→ **Exercise objective**: Working from the top of the listing below, retype each line through the line containing "36.8, 25.8, 14.8];", both included, with no pictures.
- - - - - - -
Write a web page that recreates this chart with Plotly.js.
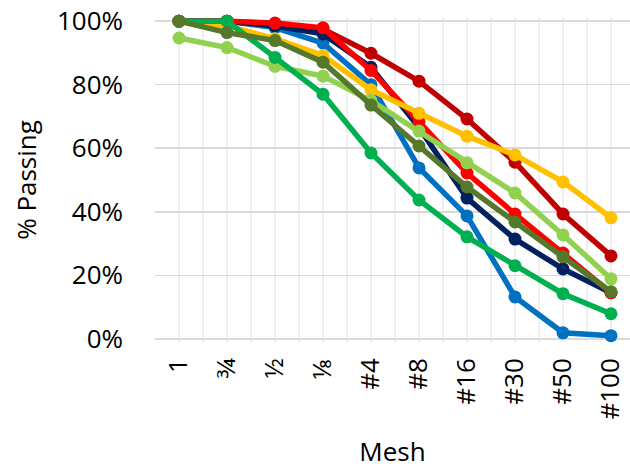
<!DOCTYPE html>
<html>
<head>
<meta charset="utf-8">
<script src="https://cdn.plot.ly/plotly-3.0.1.min.js"></script>
<style>html,body{margin:0;padding:0;background:#fff;}#chart{width:630px;height:469px;}</style>
</head>
<body>
<div id="chart"></div>
<script>
var meshLabels = ["1", "\u00BE", "\u00BD", "\u215B", "#4", "#8", "#16", "#30", "#50", "#100"];

var darkRed    = [100, 100, 99, 97.5, 89.9, 81.1, 69.2, 55.6, 39.3, 26.1];
var blue       = [100, 100, 98, 93.1, 80, 53.8, 38.7, 13.2, 1.9, 1.0];
var navy       = [100, 100, 98.5, 96, 85.5, 66.5, 44.3, 31.4, 22, 14.5];
var red        = [100, 100, 99.4, 97.9, 84.5, 68.3, 52.2, 39.3, 27, 14.5];
var yellow     = [100, 98.5, 94.5, 89.2, 78.4, 71, 63.8, 57.9, 49.4, 38.1];
var lightGreen = [94.7, 91.7, 85.8, 82.7, 75, 65.4, 55.4, 45.9, 32.7, 18.9];
var green      = [100, 100, 88.6, 77, 58.5, 43.7, 32.1, 23, 14.2, 7.9];
var olive      = [100, 96.4, 93.9, 87.1, 73.6, 60.7, 47.8, 36.8, 25.8, 14.8];

var seriesList = [
  {y: darkRed, c: "#C00000"},
  {y: blue, c: "#0070C0"},
  {y: navy, c: "#002060"},
  {y: red, c: "#FF0000"},
  {y: yellow, c: "#FFC000"},
  {y: lightGreen, c: "#92D050"},
  {y: green, c: "#00B050"},
  {y: olive, c: "#55782A"}
];

var xIdx = meshLabels.map(function(_, i){ return i; });

var traces = seriesList.map(function(s){
  return {
    x: xIdx, y: s.y, type: "scatter", mode: "lines+markers",
    line: {color: s.c, width: 5.5},
    marker: {color: s.c, size: 13},
    cliponaxis: false, hoverinfo: "skip", showlegend: false
  };
});

var fontFam = "Open Sans, Liberation Sans, sans-serif";

var layout = {
  width: 630, height: 469,
  margin: {l: 155, r: 0, t: 18, b: 127, pad: 0},
  paper_bgcolor: "#ffffff", plot_bgcolor: "#ffffff",
  font: {family: fontFam, color: "#000000", size: 26},
  showlegend: false,
  xaxis: {
    type: "linear",
    range: [-0.5, 9.396],
    tickmode: "array", tickvals: xIdx, ticktext: meshLabels,
    tickangle: -90,
    tickfont: {family: fontFam, size: 26, color: "#000"},
    ticklabelstandoff: 10,
    ticks: "", showline: false, zeroline: false,
    showgrid: true, gridcolor: "#efefef", gridwidth: 1.5,
    minor: {tickmode: "linear", tick0: -0.5, dtick: 1, showgrid: true, gridcolor: "#efefef", gridwidth: 1.5, ticks: ""},
    title: {text: "Mesh", font: {family: fontFam, size: 26, color: "#000"}, standoff: 29},
    automargin: false, fixedrange: true
  },
  yaxis: {
    range: [-1, 101],
    tickmode: "array", tickvals: [0, 20, 40, 60, 80, 100],
    ticktext: ["0%", "20%", "40%", "60%", "80%", "100%"],
    tickfont: {family: fontFam, size: 26, color: "#000"},
    ticklabelstandoff: 31,
    ticks: "", showline: false,
    zeroline: true, zerolinecolor: "#d9d9d9", zerolinewidth: 1.5,
    showgrid: true, gridcolor: "#d9d9d9", gridwidth: 1.5,
    title: {text: "% Passing", font: {family: fontFam, size: 26, color: "#000"}, standoff: 12},
    automargin: false, fixedrange: true
  }
};

Plotly.newPlot("chart", traces, layout, {staticPlot: true, displayModeBar: false});
</script>
</body>
</html>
- - - - - - -
→ **Result for this exercise**:
Write a web page that recreates this chart with Plotly.js.
<!DOCTYPE html>
<html>
<head>
<meta charset="utf-8">
<script src="https://cdn.plot.ly/plotly-3.0.1.min.js"></script>
<style>html,body{margin:0;padding:0;background:#fff;}#chart{width:630px;height:469px;}</style>
</head>
<body>
<div id="chart"></div>
<script>
var meshLabels = ["1", "\u00BE", "\u00BD", "\u215B", "#4", "#8", "#16", "#30", "#50", "#100"];

var darkRed    = [100, 100, 99, 97.5, 89.9, 81.1, 69.2, 55.6, 39.3, 26.1];
var blue       = [100, 100, 98, 93.1, 80, 53.8, 38.7, 13.2, 1.9, 1.0];
var navy       = [100, 100, 98.5, 96, 85.5, 66.5, 44.3, 31.4, 22, 14.5];
var red        = [100, 100, 99.4, 97.9, 84.5, 68.3, 52.2, 39.3, 27, 14.5];
var yellow     = [100, 98.5, 94.5, 89.2, 78.4, 71, 63.8, 57.9, 49.4, 38.1];
var lightGreen = [94.7, 91.7, 85.8, 82.7, 75, 65.4, 55.4, 45.9, 32.7, 18.9];
var green      = [100, 100, 88.6, 77, 58.5, 43.7, 32.1, 23, 14.2, 7.9];
var olive      = [100, 96.4, 93.9, 87.1, 73.6, 60.7, 47.8, 36.8, 25.8, 14.8];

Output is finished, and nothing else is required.